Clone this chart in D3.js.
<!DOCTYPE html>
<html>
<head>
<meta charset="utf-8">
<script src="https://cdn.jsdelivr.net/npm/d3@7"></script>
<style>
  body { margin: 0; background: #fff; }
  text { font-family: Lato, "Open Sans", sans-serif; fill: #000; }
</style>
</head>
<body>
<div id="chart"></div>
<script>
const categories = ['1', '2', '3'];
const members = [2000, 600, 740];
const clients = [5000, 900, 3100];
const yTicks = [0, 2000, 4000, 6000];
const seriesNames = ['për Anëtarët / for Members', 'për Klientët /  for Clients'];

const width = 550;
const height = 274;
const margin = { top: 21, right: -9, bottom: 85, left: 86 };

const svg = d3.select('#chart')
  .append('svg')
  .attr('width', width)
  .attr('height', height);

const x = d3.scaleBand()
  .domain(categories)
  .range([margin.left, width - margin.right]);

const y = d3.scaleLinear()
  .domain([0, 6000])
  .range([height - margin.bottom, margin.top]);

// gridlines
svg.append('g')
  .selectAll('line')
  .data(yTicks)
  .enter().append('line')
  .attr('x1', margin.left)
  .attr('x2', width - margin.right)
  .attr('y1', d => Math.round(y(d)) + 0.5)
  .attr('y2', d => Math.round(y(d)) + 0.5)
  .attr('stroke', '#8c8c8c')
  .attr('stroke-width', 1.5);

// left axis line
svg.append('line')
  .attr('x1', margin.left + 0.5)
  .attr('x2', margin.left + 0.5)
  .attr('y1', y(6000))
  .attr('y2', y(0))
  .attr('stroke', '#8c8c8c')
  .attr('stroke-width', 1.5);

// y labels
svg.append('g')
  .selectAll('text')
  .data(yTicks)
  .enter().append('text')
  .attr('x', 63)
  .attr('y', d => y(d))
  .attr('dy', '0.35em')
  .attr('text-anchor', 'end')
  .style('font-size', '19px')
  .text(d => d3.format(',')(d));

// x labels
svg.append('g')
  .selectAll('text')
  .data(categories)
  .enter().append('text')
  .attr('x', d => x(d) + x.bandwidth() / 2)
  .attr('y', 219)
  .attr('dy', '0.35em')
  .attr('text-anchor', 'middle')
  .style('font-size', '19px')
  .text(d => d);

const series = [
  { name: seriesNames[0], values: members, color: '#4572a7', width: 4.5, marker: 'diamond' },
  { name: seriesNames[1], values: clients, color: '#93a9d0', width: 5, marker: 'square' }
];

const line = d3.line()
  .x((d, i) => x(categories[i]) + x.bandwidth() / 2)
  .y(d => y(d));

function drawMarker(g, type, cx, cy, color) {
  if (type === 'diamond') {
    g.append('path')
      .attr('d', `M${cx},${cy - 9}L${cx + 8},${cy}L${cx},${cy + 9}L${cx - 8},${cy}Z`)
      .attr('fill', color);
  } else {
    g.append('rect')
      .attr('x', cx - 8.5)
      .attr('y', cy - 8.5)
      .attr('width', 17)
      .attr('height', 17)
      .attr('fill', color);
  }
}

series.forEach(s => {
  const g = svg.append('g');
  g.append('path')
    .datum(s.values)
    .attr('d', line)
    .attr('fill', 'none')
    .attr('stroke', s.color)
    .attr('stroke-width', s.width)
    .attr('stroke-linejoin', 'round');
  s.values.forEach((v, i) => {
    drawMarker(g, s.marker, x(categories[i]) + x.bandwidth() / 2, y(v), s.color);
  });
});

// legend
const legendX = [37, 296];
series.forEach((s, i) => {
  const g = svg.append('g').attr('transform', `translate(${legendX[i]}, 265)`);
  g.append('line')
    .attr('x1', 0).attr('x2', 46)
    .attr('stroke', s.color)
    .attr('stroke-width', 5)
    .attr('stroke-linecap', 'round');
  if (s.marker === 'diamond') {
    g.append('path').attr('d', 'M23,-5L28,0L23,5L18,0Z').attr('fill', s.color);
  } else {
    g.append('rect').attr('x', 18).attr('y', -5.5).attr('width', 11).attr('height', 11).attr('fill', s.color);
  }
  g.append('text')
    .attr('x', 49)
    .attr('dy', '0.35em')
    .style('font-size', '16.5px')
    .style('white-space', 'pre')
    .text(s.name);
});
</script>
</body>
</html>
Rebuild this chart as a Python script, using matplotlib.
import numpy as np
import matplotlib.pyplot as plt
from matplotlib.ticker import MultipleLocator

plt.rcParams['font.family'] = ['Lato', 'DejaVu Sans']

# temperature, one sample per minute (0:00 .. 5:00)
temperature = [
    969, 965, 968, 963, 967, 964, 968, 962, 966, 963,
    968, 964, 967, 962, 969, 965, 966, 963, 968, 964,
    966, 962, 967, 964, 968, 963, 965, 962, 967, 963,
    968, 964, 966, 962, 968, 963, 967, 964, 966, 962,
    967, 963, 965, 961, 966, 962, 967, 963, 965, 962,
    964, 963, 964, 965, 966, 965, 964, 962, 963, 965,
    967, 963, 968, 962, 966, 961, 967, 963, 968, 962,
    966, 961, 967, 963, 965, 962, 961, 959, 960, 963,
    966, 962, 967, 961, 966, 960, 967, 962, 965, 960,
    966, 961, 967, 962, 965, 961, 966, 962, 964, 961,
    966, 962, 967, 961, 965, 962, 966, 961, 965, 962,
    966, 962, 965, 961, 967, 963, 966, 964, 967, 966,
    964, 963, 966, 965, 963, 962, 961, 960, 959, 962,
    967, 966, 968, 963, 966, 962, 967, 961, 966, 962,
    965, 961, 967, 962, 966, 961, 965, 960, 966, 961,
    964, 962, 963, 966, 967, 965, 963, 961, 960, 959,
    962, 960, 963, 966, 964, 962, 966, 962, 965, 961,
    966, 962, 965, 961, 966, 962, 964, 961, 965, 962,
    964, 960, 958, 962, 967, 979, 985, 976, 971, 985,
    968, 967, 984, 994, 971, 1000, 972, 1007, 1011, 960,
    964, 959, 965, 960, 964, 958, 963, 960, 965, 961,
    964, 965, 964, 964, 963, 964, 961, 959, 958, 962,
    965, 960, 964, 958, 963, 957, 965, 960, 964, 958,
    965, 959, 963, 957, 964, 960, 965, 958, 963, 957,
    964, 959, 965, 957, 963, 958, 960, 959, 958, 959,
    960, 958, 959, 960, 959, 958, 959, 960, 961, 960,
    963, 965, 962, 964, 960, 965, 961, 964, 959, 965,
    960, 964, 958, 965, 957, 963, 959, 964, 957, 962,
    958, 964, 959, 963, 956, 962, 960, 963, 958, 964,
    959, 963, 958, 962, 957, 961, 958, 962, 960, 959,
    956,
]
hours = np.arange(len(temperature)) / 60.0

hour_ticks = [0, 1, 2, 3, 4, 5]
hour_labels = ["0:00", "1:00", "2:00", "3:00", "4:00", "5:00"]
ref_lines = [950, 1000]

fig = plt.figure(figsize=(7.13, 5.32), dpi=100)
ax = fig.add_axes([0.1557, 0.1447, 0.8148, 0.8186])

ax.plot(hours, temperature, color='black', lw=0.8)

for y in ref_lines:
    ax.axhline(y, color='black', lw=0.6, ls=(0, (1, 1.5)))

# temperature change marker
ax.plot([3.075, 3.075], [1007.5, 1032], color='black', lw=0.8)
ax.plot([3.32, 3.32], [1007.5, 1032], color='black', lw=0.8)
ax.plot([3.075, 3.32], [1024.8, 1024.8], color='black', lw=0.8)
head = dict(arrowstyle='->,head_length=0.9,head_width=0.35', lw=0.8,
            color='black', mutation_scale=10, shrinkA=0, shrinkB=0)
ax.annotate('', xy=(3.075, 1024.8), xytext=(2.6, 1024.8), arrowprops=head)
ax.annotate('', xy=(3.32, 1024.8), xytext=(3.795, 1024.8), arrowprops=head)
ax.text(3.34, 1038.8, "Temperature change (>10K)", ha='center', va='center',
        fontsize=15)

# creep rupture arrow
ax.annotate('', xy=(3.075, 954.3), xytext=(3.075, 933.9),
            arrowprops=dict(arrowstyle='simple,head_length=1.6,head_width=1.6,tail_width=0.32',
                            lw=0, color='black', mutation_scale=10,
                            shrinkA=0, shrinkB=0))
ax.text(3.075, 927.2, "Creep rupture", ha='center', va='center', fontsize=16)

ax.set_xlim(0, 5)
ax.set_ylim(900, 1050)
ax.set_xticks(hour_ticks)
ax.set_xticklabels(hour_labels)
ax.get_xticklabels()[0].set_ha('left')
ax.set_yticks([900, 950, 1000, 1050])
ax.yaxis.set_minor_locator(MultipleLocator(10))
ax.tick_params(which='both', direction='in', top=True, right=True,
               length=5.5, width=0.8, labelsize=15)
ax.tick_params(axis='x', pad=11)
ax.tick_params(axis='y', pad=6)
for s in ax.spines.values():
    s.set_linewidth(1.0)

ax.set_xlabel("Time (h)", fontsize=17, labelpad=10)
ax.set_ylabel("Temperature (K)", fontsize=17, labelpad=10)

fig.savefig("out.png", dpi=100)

────────────────

Written instruction
Begin with the line containing "Rebuild this chart", end with the line containing "plt.rcParams['font.family'] = ['Lato', 'DejaVu", and transcribe exactly every line in that span, with nothing added.

The reply
Rebuild this chart as a Python script, using matplotlib.
import numpy as np
import matplotlib.pyplot as plt
from matplotlib.ticker import MultipleLocator

plt.rcParams['font.family'] = ['Lato', 'DejaVu Sans']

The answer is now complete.